:: Objective ::
Here are some records; quote them exactly, leaving out the pictures.

:: Given records ::

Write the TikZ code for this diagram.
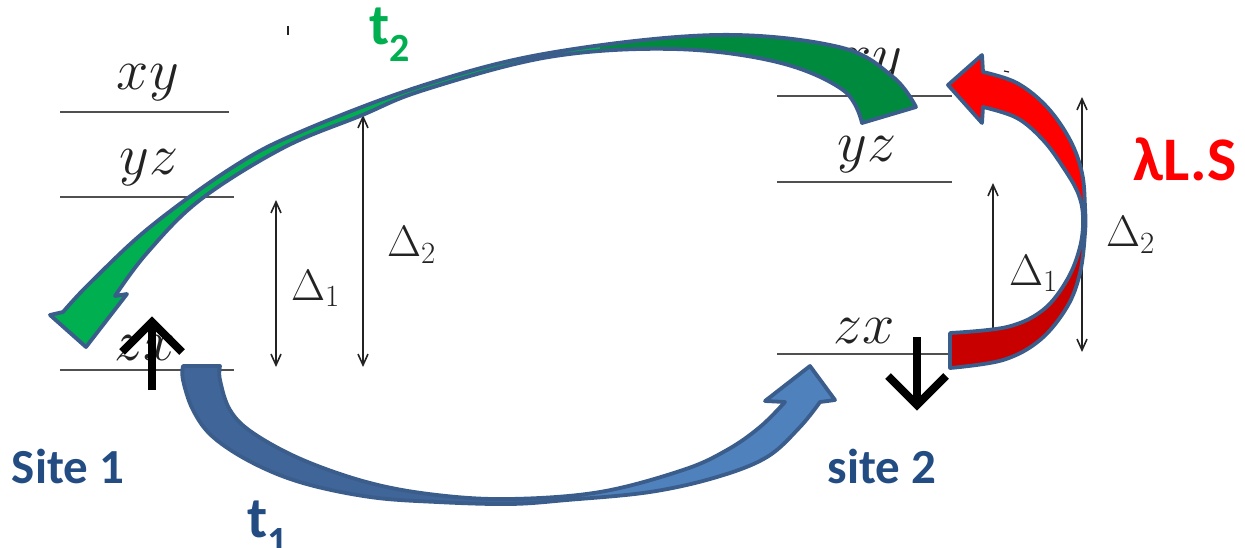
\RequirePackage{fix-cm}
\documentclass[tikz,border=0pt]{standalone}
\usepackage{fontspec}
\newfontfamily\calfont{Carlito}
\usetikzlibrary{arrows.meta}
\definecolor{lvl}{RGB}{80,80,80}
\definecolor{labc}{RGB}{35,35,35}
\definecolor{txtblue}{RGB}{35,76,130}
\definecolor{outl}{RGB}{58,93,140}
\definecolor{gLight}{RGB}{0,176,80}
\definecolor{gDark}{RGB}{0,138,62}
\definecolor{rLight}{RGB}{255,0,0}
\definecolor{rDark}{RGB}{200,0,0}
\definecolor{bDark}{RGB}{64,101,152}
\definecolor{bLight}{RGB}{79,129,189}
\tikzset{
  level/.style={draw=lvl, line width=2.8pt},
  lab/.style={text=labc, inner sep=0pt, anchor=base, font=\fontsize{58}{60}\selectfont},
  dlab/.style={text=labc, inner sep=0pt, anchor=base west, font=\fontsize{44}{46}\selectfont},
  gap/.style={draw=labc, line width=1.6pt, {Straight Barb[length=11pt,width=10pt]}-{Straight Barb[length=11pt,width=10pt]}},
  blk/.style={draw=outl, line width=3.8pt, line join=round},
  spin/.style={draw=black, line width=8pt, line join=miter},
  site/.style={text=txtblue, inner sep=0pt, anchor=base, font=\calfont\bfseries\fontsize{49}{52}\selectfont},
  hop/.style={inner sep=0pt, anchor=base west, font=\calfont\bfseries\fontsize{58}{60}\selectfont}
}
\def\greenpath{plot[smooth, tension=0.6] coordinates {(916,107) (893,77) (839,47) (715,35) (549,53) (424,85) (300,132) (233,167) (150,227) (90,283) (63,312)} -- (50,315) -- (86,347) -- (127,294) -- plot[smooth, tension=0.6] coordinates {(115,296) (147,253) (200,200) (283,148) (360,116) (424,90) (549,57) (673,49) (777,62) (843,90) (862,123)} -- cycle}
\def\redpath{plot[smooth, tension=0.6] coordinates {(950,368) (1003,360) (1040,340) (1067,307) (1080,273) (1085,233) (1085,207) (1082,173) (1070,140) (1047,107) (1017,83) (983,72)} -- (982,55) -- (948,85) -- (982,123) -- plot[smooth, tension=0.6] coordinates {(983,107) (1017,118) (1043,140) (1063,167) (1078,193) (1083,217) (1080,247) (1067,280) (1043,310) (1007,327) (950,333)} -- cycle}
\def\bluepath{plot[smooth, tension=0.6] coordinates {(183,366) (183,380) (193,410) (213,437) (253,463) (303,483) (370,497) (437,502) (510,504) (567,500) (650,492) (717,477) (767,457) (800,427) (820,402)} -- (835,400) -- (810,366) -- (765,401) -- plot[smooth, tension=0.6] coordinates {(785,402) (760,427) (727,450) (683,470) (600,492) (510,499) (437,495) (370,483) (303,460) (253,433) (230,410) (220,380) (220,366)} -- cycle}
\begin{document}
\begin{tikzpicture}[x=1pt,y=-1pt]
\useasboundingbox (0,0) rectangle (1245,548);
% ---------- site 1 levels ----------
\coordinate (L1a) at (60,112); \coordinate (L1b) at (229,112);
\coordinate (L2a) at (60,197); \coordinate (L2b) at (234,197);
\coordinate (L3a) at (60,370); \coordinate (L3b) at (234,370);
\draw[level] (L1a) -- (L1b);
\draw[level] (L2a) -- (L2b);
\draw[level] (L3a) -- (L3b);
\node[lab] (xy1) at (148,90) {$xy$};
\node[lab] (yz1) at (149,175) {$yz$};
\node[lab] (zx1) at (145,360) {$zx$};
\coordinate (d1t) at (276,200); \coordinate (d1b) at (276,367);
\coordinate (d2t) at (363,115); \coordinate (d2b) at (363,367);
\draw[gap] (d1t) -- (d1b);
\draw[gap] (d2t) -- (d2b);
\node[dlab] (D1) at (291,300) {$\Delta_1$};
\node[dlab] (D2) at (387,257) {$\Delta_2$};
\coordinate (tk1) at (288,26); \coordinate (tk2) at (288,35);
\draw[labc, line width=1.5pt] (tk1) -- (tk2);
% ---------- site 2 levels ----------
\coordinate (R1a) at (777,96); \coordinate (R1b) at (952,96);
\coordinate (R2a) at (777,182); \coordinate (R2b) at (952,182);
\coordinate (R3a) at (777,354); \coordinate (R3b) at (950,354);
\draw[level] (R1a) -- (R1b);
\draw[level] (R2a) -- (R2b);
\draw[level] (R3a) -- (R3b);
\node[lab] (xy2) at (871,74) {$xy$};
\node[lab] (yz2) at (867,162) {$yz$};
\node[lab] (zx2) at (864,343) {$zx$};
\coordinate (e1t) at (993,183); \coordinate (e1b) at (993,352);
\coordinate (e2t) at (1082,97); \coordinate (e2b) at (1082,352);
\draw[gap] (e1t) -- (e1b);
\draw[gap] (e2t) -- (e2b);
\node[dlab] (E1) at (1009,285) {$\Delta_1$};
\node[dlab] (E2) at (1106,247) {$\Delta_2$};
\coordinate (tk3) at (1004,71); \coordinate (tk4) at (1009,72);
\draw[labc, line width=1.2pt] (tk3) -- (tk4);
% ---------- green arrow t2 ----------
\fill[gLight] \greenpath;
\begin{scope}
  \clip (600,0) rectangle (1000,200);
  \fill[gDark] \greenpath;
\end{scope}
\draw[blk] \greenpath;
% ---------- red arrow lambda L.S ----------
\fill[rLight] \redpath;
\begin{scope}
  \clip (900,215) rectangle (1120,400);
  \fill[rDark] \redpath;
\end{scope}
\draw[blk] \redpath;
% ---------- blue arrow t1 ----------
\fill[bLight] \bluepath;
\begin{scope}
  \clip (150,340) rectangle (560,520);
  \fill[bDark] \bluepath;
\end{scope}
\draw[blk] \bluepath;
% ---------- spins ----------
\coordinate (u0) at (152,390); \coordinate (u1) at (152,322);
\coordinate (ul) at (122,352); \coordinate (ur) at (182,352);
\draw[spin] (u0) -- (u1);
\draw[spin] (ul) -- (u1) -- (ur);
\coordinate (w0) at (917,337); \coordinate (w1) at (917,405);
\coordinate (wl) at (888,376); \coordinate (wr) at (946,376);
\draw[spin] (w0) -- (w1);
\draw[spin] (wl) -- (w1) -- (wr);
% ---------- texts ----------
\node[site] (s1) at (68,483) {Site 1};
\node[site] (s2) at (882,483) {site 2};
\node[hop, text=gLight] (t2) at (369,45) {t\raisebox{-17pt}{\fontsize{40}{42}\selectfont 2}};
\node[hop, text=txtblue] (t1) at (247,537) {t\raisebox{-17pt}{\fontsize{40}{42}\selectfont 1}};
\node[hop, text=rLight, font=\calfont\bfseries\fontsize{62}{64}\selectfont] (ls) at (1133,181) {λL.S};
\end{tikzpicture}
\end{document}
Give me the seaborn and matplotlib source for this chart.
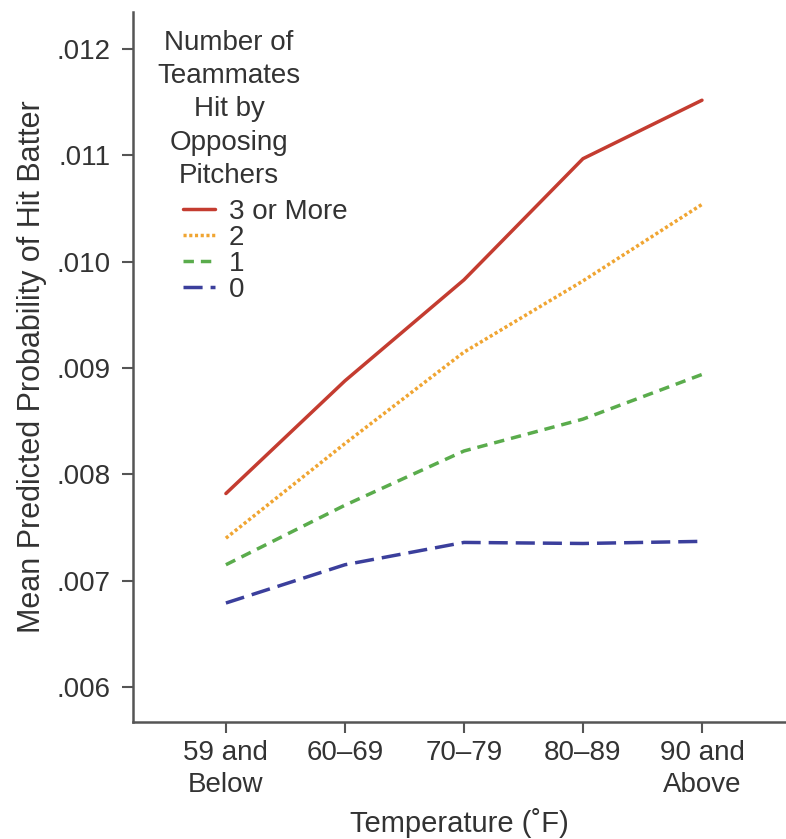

:: Reply ::
Write the TikZ code for this diagram.
\RequirePackage{fix-cm}
\documentclass[tikz,border=0pt]{standalone}
\usepackage{fontspec}
\newfontfamily\calfont{Carlito}
\usetikzlibrary{arrows.meta}
\definecolor{lvl}{RGB}{80,80,80}
\definecolor{labc}{RGB}{35,35,35}
\definecolor{txtblue}{RGB}{35,76,130}
\definecolor{outl}{RGB}{58,93,140}
\definecolor{gLight}{RGB}{0,176,80}
\definecolor{gDark}{RGB}{0,138,62}
\definecolor{rLight}{RGB}{255,0,0}
\definecolor{rDark}{RGB}{200,0,0}
\definecolor{bDark}{RGB}{64,101,152}
\definecolor{bLight}{RGB}{79,129,189}
\tikzset{
  level/.style={draw=lvl, line width=2.8pt},
  lab/.style={text=labc, inner sep=0pt, anchor=base, font=\fontsize{58}{60}\selectfont},
  dlab/.style={text=labc, inner sep=0pt, anchor=base west, font=\fontsize{44}{46}\selectfont},
  gap/.style={draw=labc, line width=1.6pt, {Straight Barb[length=11pt,width=10pt]}-{Straight Barb[length=11pt,width=10pt]}},
  blk/.style={draw=outl, line width=3.8pt, line join=round},
  spin/.style={draw=black, line width=8pt, line join=miter},
  site/.style={text=txtblue, inner sep=0pt, anchor=base, font=\calfont\bfseries\fontsize{49}{52}\selectfont},
  hop/.style={inner sep=0pt, anchor=base west, font=\calfont\bfseries\fontsize{58}{60}\selectfont}
}
\def\greenpath{plot[smooth, tension=0.6] coordinates {(916,107) (893,77) (839,47) (715,35) (549,53) (424,85) (300,132) (233,167) (150,227) (90,283) (63,312)} -- (50,315) -- (86,347) -- (127,294) -- plot[smooth, tension=0.6] coordinates {(115,296) (147,253) (200,200) (283,148) (360,116) (424,90) (549,57) (673,49) (777,62) (843,90) (862,123)} -- cycle}
\def\redpath{plot[smooth, tension=0.6] coordinates {(950,368) (1003,360) (1040,340) (1067,307) (1080,273) (1085,233) (1085,207) (1082,173) (1070,140) (1047,107) (1017,83) (983,72)} -- (982,55) -- (948,85) -- (982,123) -- plot[smooth, tension=0.6] coordinates {(983,107) (1017,118) (1043,140) (1063,167) (1078,193) (1083,217) (1080,247) (1067,280) (1043,310) (1007,327) (950,333)} -- cycle}
\def\bluepath{plot[smooth, tension=0.6] coordinates {(183,366) (183,380) (193,410) (213,437) (253,463) (303,483) (370,497) (437,502) (510,504) (567,500) (650,492) (717,477) (767,457) (800,427) (820,402)} -- (835,400) -- (810,366) -- (765,401) -- plot[smooth, tension=0.6] coordinates {(785,402) (760,427) (727,450) (683,470) (600,492) (510,499) (437,495) (370,483) (303,460) (253,433) (230,410) (220,380) (220,366)} -- cycle}
\begin{document}
\begin{tikzpicture}[x=1pt,y=-1pt]
\useasboundingbox (0,0) rectangle (1245,548);
% ---------- site 1 levels ----------
\coordinate (L1a) at (60,112); \coordinate (L1b) at (229,112);
\coordinate (L2a) at (60,197); \coordinate (L2b) at (234,197);
\coordinate (L3a) at (60,370); \coordinate (L3b) at (234,370);
\draw[level] (L1a) -- (L1b);
\draw[level] (L2a) -- (L2b);
\draw[level] (L3a) -- (L3b);
\node[lab] (xy1) at (148,90) {$xy$};
\node[lab] (yz1) at (149,175) {$yz$};
\node[lab] (zx1) at (145,360) {$zx$};
\coordinate (d1t) at (276,200); \coordinate (d1b) at (276,367);
\coordinate (d2t) at (363,115); \coordinate (d2b) at (363,367);
\draw[gap] (d1t) -- (d1b);
\draw[gap] (d2t) -- (d2b);
\node[dlab] (D1) at (291,300) {$\Delta_1$};
\node[dlab] (D2) at (387,257) {$\Delta_2$};
\coordinate (tk1) at (288,26); \coordinate (tk2) at (288,35);
\draw[labc, line width=1.5pt] (tk1) -- (tk2);
% ---------- site 2 levels ----------
\coordinate (R1a) at (777,96); \coordinate (R1b) at (952,96);
\coordinate (R2a) at (777,182); \coordinate (R2b) at (952,182);
\coordinate (R3a) at (777,354); \coordinate (R3b) at (950,354);
\draw[level] (R1a) -- (R1b);
\draw[level] (R2a) -- (R2b);
\draw[level] (R3a) -- (R3b);
\node[lab] (xy2) at (871,74) {$xy$};
\node[lab] (yz2) at (867,162) {$yz$};
\node[lab] (zx2) at (864,343) {$zx$};
\coordinate (e1t) at (993,183); \coordinate (e1b) at (993,352);
\coordinate (e2t) at (1082,97); \coordinate (e2b) at (1082,352);
\draw[gap] (e1t) -- (e1b);
\draw[gap] (e2t) -- (e2b);
\node[dlab] (E1) at (1009,285) {$\Delta_1$};
\node[dlab] (E2) at (1106,247) {$\Delta_2$};
\coordinate (tk3) at (1004,71); \coordinate (tk4) at (1009,72);
\draw[labc, line width=1.2pt] (tk3) -- (tk4);
% ---------- green arrow t2 ----------
\fill[gLight] \greenpath;
\begin{scope}
  \clip (600,0) rectangle (1000,200);
  \fill[gDark] \greenpath;
\end{scope}
\draw[blk] \greenpath;
% ---------- red arrow lambda L.S ----------
\fill[rLight] \redpath;
\begin{scope}
  \clip (900,215) rectangle (1120,400);
  \fill[rDark] \redpath;
\end{scope}
\draw[blk] \redpath;
% ---------- blue arrow t1 ----------
\fill[bLight] \bluepath;
\begin{scope}
  \clip (150,340) rectangle (560,520);
  \fill[bDark] \bluepath;
\end{scope}
\draw[blk] \bluepath;
% ---------- spins ----------
\coordinate (u0) at (152,390); \coordinate (u1) at (152,322);
\coordinate (ul) at (122,352); \coordinate (ur) at (182,352);
\draw[spin] (u0) -- (u1);
\draw[spin] (ul) -- (u1) -- (ur);
\coordinate (w0) at (917,337); \coordinate (w1) at (917,405);
\coordinate (wl) at (888,376); \coordinate (wr) at (946,376);
\draw[spin] (w0) -- (w1);
\draw[spin] (wl) -- (w1) -- (wr);
% ---------- texts ----------
\node[site] (s1) at (68,483) {Site 1};
\node[site] (s2) at (882,483) {site 2};
\node[hop, text=gLight] (t2) at (369,45) {t\raisebox{-17pt}{\fontsize{40}{42}\selectfont 2}};
\node[hop, text=txtblue] (t1) at (247,537) {t\raisebox{-17pt}{\fontsize{40}{42}\selectfont 1}};
\node[hop, text=rLight, font=\calfont\bfseries\fontsize{62}{64}\selectfont] (ls) at (1133,181) {λL.S};
\end{tikzpicture}
\end{document}
Give me the seaborn and matplotlib source for this chart.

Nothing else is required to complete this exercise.